I’ve read somewhere (sorry, I’ve forgotten where, dangit) that the Steyr company doesn’t make the Scout rifle anymore. Not enough sales.
The Scout concept came about through the efforts of Jeff Cooper in an attempt to design the perfect rifle. I’ve talked about it before. Basically, it is a lightweight (less than 7 pounds) magazine fed bolt-action rifle with a decent caliber (.308) with a forward of the receiver, long eye-relief scope.
I totally bought into this concept, but as I learn more about shooting, the more I hedge. I just don’t know.
Oh it’s still a great concept I respect, I just don’t know if it is ALL for me. And clearly it wasn’t for everyone else, or they’d still be making them to keep up with the demand.
I am drifting away from finding the perfect bolt action rifle for me (lefty, naturally) and settling on the next big rifle I get for a LONG time to be the M1A with a 10x NON-scout scope. And if I DID get a bolt action rifle, I’d get a 10x scope for that too. Not a scout scope at a mere 2.5x. So the scout concept isn’t realized here.
I like the scout scope I have mounted on my Garand, (I need to test it out a lot more, shooting) but that’s a Garand. Heavy, semi-auto rifle, only the scope and the basic reliability are features it shares with a true scout. But I am striking out on my own a little bit. I’m not willing to discard many, or ANY, of Colonel Cooper’s ideas, permanantly. That would foolish, as he was a wealth of info. But I’m not in lock-step, certainly. A scout style bolt action is furthest from my gun-acquisition mind, now though. But would I have a scout scope mounted on a Garand without Cooper’s prodding? No. The jury is still out on how I’ll like that setup.
So see? I adopt from Cooper what works for me and file away his ideas, just in case.
Where is my mind drifting now that diverges from Cooper opinion? Well, some of the modern optics intrigue. Red-Dot scope combinations, and the like. Night vision stuff, too. Cooper wasn’t impressed with them, as he heard of supply line troubles providing batteries to the troops, and when you run out Duracell juice, you are out of the fight. The market is addressing this deficiency, with 10,000 hour battery life, and swing-away scopes and the new buzz term "co-witness" with iron sights. Some optics work in daylight with no batteries, as you can see a permanent reticle. So coopers concerns are being addressed there. I am unaware of advances in night-vision scopes and helmet mounted night vision and the little gun mounted laser that goes with them that can only be seen (I think) with night-vision, but I am sure someone is trying to extend battery life there, too.

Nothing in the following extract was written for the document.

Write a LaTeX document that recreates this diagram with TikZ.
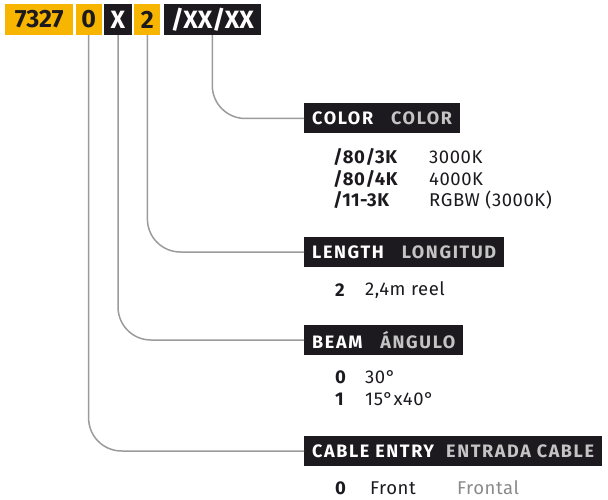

And I am thinking about those long battery life red-dot. We’ll see. Maybe just a simple EOTech type one on something like a Camp Carbine .45. I’ll have to see what I want for the M1A after I get it, but long-range scope and iron sights backup is what I hope for.
Cooper wouldn’t disapprove. He was conservative in his doctrines, but was always willing to change those doctrines if something demonstrably better came along. His problem was that very few ‘better’ things came along. He’d grab onto the good like a gold nugget washing past in a stream.